Frankfurt am Main, commonly known as Frankfurt, is the largest city in the German state of Hessia and the fifth-largest city in Germany, with a 2012 population of 687,775. The city is at the centre of the larger Frankfurt Rhine-Main Metropolitan Region which is Germany's second-largest metropolitan region. Since the enlargement of the European Union in 2013, the geographic centre of the EU is about 40 km (25 mi) east of Frankfurt. The city is the largest financial centre in continental Europe and ranks among the world's leading financial centres. It is home to the European Central Bank, Deutsche Bundesbank, Frankfurt Stock Exchange and several large
commercial banks. The Frankfurt Stock Exchange is one of the world's largest stock exchanges by market capitalization and accounts for over 90 percent of the turnover in the German market. In 2010, 63 national and 152 international banks had their registered offices in Frankfurt, including the headquarters of the major German banks.
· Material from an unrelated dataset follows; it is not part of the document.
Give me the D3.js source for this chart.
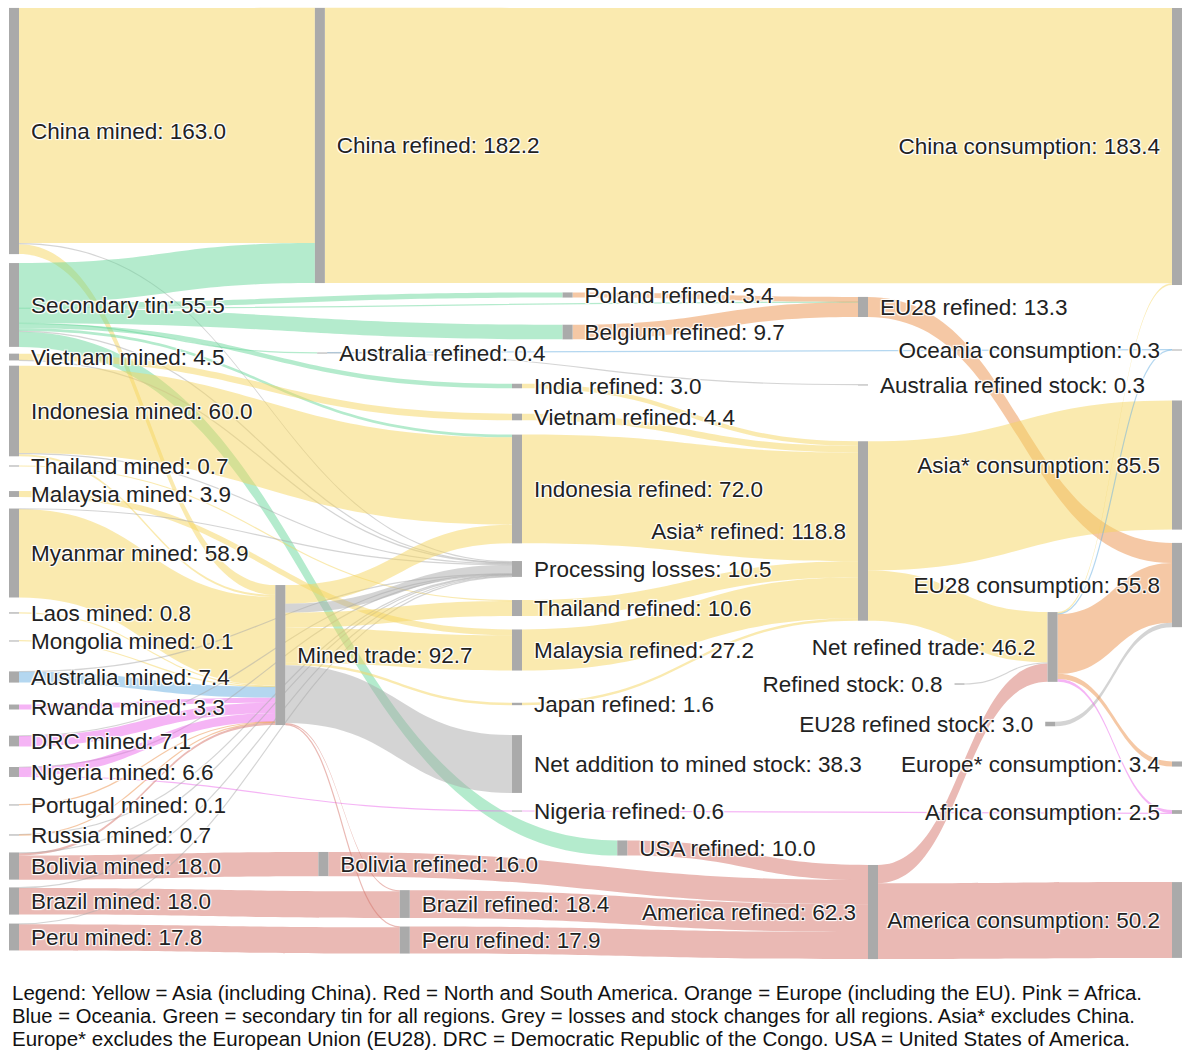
<!DOCTYPE html>
<html lang="en">
<head>
<meta charset="UTF-8" />
<title>Global tin flows</title>
<script src="https://d3js.org/d3.v7.min.js"></script>
<style>
  body { margin: 0; background: #fff; }
  .label {
    font-family: "Liberation Sans", Arial, sans-serif;
    font-size: 22.5px;
    fill: #222;
    text-shadow: 1px 1px 1px #fff, -1px -1px 1px #fff, 1px -1px 1px #fff, -1px 1px 1px #fff;
  }
  .legend { font-family: "Liberation Sans", Arial, sans-serif; font-size: 20px; fill: #111; }
</style>
</head>
<body>
<svg id="chart" width="1182" height="1051"></svg>
<script>
// ---- nodes (name + value) ----
var nodeNames = [
  "China mined", "Secondary tin", "Vietnam mined", "Indonesia mined", "Thailand mined",
  "Malaysia mined", "Myanmar mined", "Laos mined", "Mongolia mined", "Australia mined",
  "Rwanda mined", "DRC mined", "Nigeria mined", "Portugal mined", "Russia mined",
  "Bolivia mined", "Brazil mined", "Peru mined",
  "Mined trade", "China refined", "Australia refined", "Bolivia refined", "Brazil refined",
  "Peru refined", "Poland refined", "Belgium refined", "India refined", "Vietnam refined",
  "Indonesia refined", "Processing losses", "Thailand refined", "Malaysia refined",
  "Japan refined", "Net addition to mined stock", "Nigeria refined", "USA refined",
  "EU28 refined", "Asia* refined", "America refined", "Australia refined stock",
  "Net refined trade", "Refined stock", "EU28 refined stock",
  "China consumption", "Oceania consumption", "Asia* consumption", "EU28 consumption",
  "Europe* consumption", "Africa consumption", "America consumption"
];
var nodeValues = [
  163.0, 55.5, 4.5, 60.0, 0.7,
  3.9, 58.9, 0.8, 0.1, 7.4,
  3.3, 7.1, 6.6, 0.1, 0.7,
  18.0, 18.0, 17.8,
  92.7, 182.2, 0.4, 16.0, 18.4,
  17.9, 3.4, 9.7, 3.0, 4.4,
  72.0, 10.5, 10.6, 27.2,
  1.6, 38.3, 0.6, 10.0,
  13.3, 118.8, 62.3, 0.3,
  46.2, 0.8, 3.0,
  183.4, 0.3, 85.5, 55.8,
  3.4, 2.5, 50.2
];

// fixed node arrangement, fractions of the plot area (like plotly node.x / node.y)
var nodeX = [
  0, 0, 0, 0, 0, 0, 0, 0, 0, 0, 0, 0, 0, 0, 0, 0, 0, 0,
  0.229, 0.263, 0.265, 0.266, 0.336,
  0.336, 0.476, 0.476, 0.4325, 0.4325,
  0.4325, 0.4325, 0.4325, 0.4325,
  0.4325, 0.4325, 0.4325, 0.523,
  0.730, 0.730, 0.7386, 0.730,
  0.893, 0.813, 0.891,
  1, 1, 1, 1, 1, 1, 1
];
var nodeY = [
  0.1295, 0.3126, 0.3674, 0.4242, 0.4821,
  0.5116, 0.5737, 0.6368, 0.6663, 0.7042,
  0.7358, 0.7716, 0.8042, 0.8389, 0.8705,
  0.9032, 0.9400, 0.9779,
  0.6811, 0.1447, 0.3632, 0.9011, 0.9432,
  0.9811, 0.3021, 0.3411, 0.3979, 0.4305,
  0.5063, 0.5905, 0.6316, 0.6758,
  0.7326, 0.7958, 0.8453, 0.8842,
  0.3147, 0.5505, 0.9516, 0.3968,
  0.6726, 0.7116, 0.7537,
  0.1458, 0.3600, 0.4811, 0.6074,
  0.7958, 0.8463, 0.9600
];
// nodes whose label sits on the left of the bar
var leftLabelNodes = [
  "Asia* refined", "America refined", "Net refined trade", "Refined stock", "EU28 refined stock",
  "China consumption", "Oceania consumption", "Asia* consumption", "EU28 consumption",
  "Europe* consumption", "Africa consumption", "America consumption"
];

// ---- links ----
var linkSource = [
  "China mined", "China mined", "China mined",
  "Secondary tin", "Secondary tin", "Secondary tin", "Secondary tin", "Secondary tin",
  "Secondary tin", "Secondary tin", "Secondary tin", "Secondary tin",
  "Vietnam mined", "Vietnam mined",
  "Indonesia mined", "Indonesia mined", "Indonesia mined",
  "Thailand mined", "Malaysia mined",
  "Myanmar mined", "Myanmar mined", "Laos mined", "Mongolia mined",
  "Australia mined", "Australia mined",
  "Rwanda mined", "DRC mined", "DRC mined",
  "Nigeria mined", "Nigeria mined", "Nigeria mined",
  "Portugal mined", "Russia mined", "Russia mined",
  "Bolivia mined", "Bolivia mined", "Bolivia mined",
  "Brazil mined", "Brazil mined", "Peru mined", "Peru mined",
  "Mined trade", "Mined trade", "Mined trade", "Mined trade",
  "Mined trade", "Mined trade", "Mined trade", "Mined trade",
  "China refined", "Australia refined", "Australia refined",
  "Poland refined", "Belgium refined",
  "India refined", "Vietnam refined", "Indonesia refined", "Thailand refined",
  "Malaysia refined", "Japan refined", "Nigeria refined",
  "Bolivia refined", "Brazil refined", "Peru refined", "USA refined",
  "EU28 refined", "Asia* refined", "Asia* refined", "America refined", "America refined",
  "Refined stock", "EU28 refined stock",
  "Net refined trade", "Net refined trade", "Net refined trade", "Net refined trade", "Net refined trade"
];
var linkTarget = [
  "China refined", "Mined trade", "Processing losses",
  "China refined", "Poland refined", "EU28 refined", "Belgium refined", "Australia refined",
  "India refined", "Indonesia refined", "Processing losses", "USA refined",
  "Vietnam refined", "Processing losses",
  "Indonesia refined", "Processing losses", "Mined trade",
  "Thailand refined", "Malaysia refined",
  "Mined trade", "Processing losses", "Mined trade", "Mined trade",
  "Processing losses", "Mined trade",
  "Mined trade", "Processing losses", "Mined trade",
  "Processing losses", "Mined trade", "Nigeria refined",
  "Mined trade", "Processing losses", "Mined trade",
  "Bolivia refined", "Mined trade", "Processing losses",
  "Brazil refined", "Processing losses", "Peru refined", "Processing losses",
  "Indonesia refined", "Processing losses", "Thailand refined", "Malaysia refined",
  "Japan refined", "Net addition to mined stock", "Brazil refined", "Peru refined",
  "China consumption", "Oceania consumption", "Australia refined stock",
  "EU28 refined", "EU28 refined",
  "Asia* refined", "Asia* refined", "Asia* refined", "Asia* refined",
  "Asia* refined", "Asia* refined", "Africa consumption",
  "America refined", "America refined", "America refined", "America refined",
  "EU28 consumption", "Asia* consumption", "Net refined trade", "Net refined trade", "America consumption",
  "Net refined trade", "EU28 consumption",
  "China consumption", "Oceania consumption", "EU28 consumption", "Europe* consumption", "Africa consumption"
];
var linkValue = [
  155.7, 6.5, 0.8,
  26.5, 3.4, 0.2, 9.7, 0.4,
  3.0, 1.8, 0.5, 10.0,
  4.4, 0.1,
  57.8, 0.8, 1.4,
  0.7, 3.9,
  58.6, 0.3, 0.8, 0.1,
  0.2, 7.2,
  3.3, 0.2, 6.9,
  0.3, 5.7, 0.6,
  0.1, 0.1, 0.6,
  16.0, 1.5, 0.5,
  17.6, 0.4, 17.4, 0.4,
  12.4, 5.9, 9.9, 23.3,
  1.6, 38.3, 0.8, 0.5,
  182.2, 0.1, 0.3,
  3.4, 9.7,
  3.0, 4.4, 72.0, 10.6,
  27.2, 1.6, 0.6,
  16.0, 18.4, 17.9, 10.0,
  13.3, 85.5, 33.3, 12.1, 50.2,
  0.8, 3.0,
  1.2, 0.2, 39.5, 3.4, 1.9
];
var linkRegion = [
  "Asia", "Asia", "Losses",
  "Secondary", "Secondary", "Secondary", "Secondary", "Secondary",
  "Secondary", "Secondary", "Losses", "Secondary",
  "Asia", "Losses",
  "Asia", "Losses", "Asia",
  "Asia", "Asia",
  "Asia", "Losses", "Asia", "Asia",
  "Losses", "Oceania",
  "Africa", "Losses", "Africa",
  "Losses", "Africa", "Africa",
  "Europe", "Losses", "Europe",
  "America", "America", "Losses",
  "America", "Losses", "America", "Losses",
  "Asia", "Losses", "Asia", "Asia",
  "Asia", "Losses", "America", "America",
  "Asia", "Oceania", "Losses",
  "Europe", "Europe",
  "Asia", "Asia", "Asia", "Asia",
  "Asia", "Asia", "Africa",
  "America", "America", "America", "America",
  "Europe", "Asia", "Asia", "America", "America",
  "Losses", "Losses",
  "Asia", "Oceania", "Europe", "Europe", "Africa"
];

var legendLines = [
  "Legend: Yellow = Asia (including China). Red = North and South America. Orange = Europe (including the EU). Pink = Africa.",
  "Blue = Oceania. Green = secondary tin for all regions. Grey = losses and stock changes for all regions. Asia* excludes China.",
  "Europe* excludes the European Union (EU28). DRC = Democratic Republic of the Congo. USA = United States of America."
];

// ---- scales ----
var nodeWidth = 10;
var x = d3.scaleLinear().domain([0, 1]).range([9, 1172]);
var y = d3.scaleLinear().domain([0, 1]).range([8, 958]);
var thickness = d3.scaleLinear().domain([0, 183.4]).range([0, 277]);
var colour = d3.scaleOrdinal()
  .domain(["Asia", "America", "Europe", "Africa", "Oceania", "Secondary", "Losses"])
  .range(["rgba(245,213,95,0.5)", "rgba(213,115,105,0.5)", "rgba(235,145,75,0.5)",
          "rgba(235,105,235,0.5)", "rgba(105,175,225,0.5)", "rgba(105,215,155,0.5)",
          "rgba(170,170,170,0.5)"]);

var svg = d3.select("#chart");

// build nodes
var nodes = nodeNames.map(function(name, i) {
  var h = Math.max(thickness(nodeValues[i]), 1);
  var cy = y(nodeY[i]);
  return { name: name, value: nodeValues[i], x0: x(nodeX[i]), x1: x(nodeX[i]) + nodeWidth,
           cy: cy, y0: cy - h / 2, y1: cy + h / 2, outs: [], ins: [] };
});
var byName = {};
nodes.forEach(function(n) { byName[n.name] = n; });

var links = linkValue.map(function(v, i) {
  var l = { source: byName[linkSource[i]], target: byName[linkTarget[i]], value: v,
            region: linkRegion[i], width: thickness(v) };
  l.source.outs.push(l);
  l.target.ins.push(l);
  return l;
});

// stack links inside each node, ordered by the position of the other end
nodes.forEach(function(n) {
  var off = n.y0;
  n.outs.sort(function(a, b) { return a.target.cy - b.target.cy; })
    .forEach(function(l) { l.y0 = off; off += l.width; });
  off = n.y0;
  n.ins.sort(function(a, b) { return a.source.cy - b.source.cy; })
    .forEach(function(l) { l.y1 = off; off += l.width; });
});

function bandPath(l) {
  var x0 = l.source.x1, x1 = l.target.x0, xm = (x0 + x1) / 2, w = l.width;
  var p = d3.path();
  p.moveTo(x0, l.y0);
  p.bezierCurveTo(xm, l.y0, xm, l.y1, x1, l.y1);
  p.lineTo(x1, l.y1 + w);
  p.bezierCurveTo(xm, l.y1 + w, xm, l.y0 + w, x0, l.y0 + w);
  p.closePath();
  return p.toString();
}
function linePath(l) {
  var x0 = l.source.x1, x1 = l.target.x0, xm = (x0 + x1) / 2;
  var a = l.y0 + l.width / 2, b = l.y1 + l.width / 2;
  var p = d3.path();
  p.moveTo(x0, a);
  p.bezierCurveTo(xm, a, xm, b, x1, b);
  return p.toString();
}

// links: bands, thin ones as hairlines
svg.append("g").selectAll("path")
  .data(links)
  .enter().append("path")
  .attr("d", function(d) { return d.width >= 1.2 ? bandPath(d) : linePath(d); })
  .attr("fill", function(d) { return d.width >= 1.2 ? colour(d.region) : "none"; })
  .attr("stroke", function(d) { return d.width >= 1.2 ? "none" : colour(d.region); })
  .attr("stroke-width", 1.2);

// nodes
svg.append("g").selectAll("rect")
  .data(nodes)
  .enter().append("rect")
  .attr("x", function(d) { return d.x0; })
  .attr("y", function(d) { return d.y0; })
  .attr("width", nodeWidth)
  .attr("height", function(d) { return d.y1 - d.y0; })
  .attr("fill", "#aaaaaa");

// labels
svg.append("g").selectAll("text")
  .data(nodes)
  .enter().append("text")
  .attr("class", "label")
  .attr("x", function(d) { return leftLabelNodes.indexOf(d.name) >= 0 ? d.x0 - 12 : d.x1 + 12; })
  .attr("y", function(d) { return d.cy; })
  .attr("dy", "0.35em")
  .attr("text-anchor", function(d) { return leftLabelNodes.indexOf(d.name) >= 0 ? "end" : "start"; })
  .text(function(d) { return d.name + ": " + d.value.toFixed(1); });

// legend note
var legendWidths = [1130, 1123, 1118];
svg.append("g").selectAll("text")
  .data(legendLines)
  .enter().append("text")
  .attr("class", "legend")
  .attr("x", 12)
  .attr("y", function(d, i) { return 1000 + i * 23; })
  .attr("textLength", function(d, i) { return legendWidths[i]; })
  .attr("lengthAdjust", "spacingAndGlyphs")
  .text(function(d) { return d; });
</script>
</body>
</html>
11:00 am Free Time and Lunch on your own

2:00 pm A Visit and Guided Tour of the Jewish Museum Untermainkai 14, 60311 Frankfurt am Main

6:00 pm Concluding Discussion

8:00 pm Concluding Dinner

Thursday, August 14: Day of Individual Departure

Have a safe trip home!

What our participants have to say...

I thought the Germany Up Close trip was an extraordinary experience. It has helped me to understand why the Holocaust occurred and how much work we all still need to do to prevent genocide.

Joshua Frank
Germany Close Up

I approached this visit as one of artistic inquiry, specifically pertaining to Berlin's approach to memorializing a vast, overwhelming epoch. How does one turn something intangible into concrete and meaningful art without undermining the significance of the subject? I took away an unforgettable lesson in German humanity: culture, hospitality, struggle and triumph. I also know myself better as a Jew.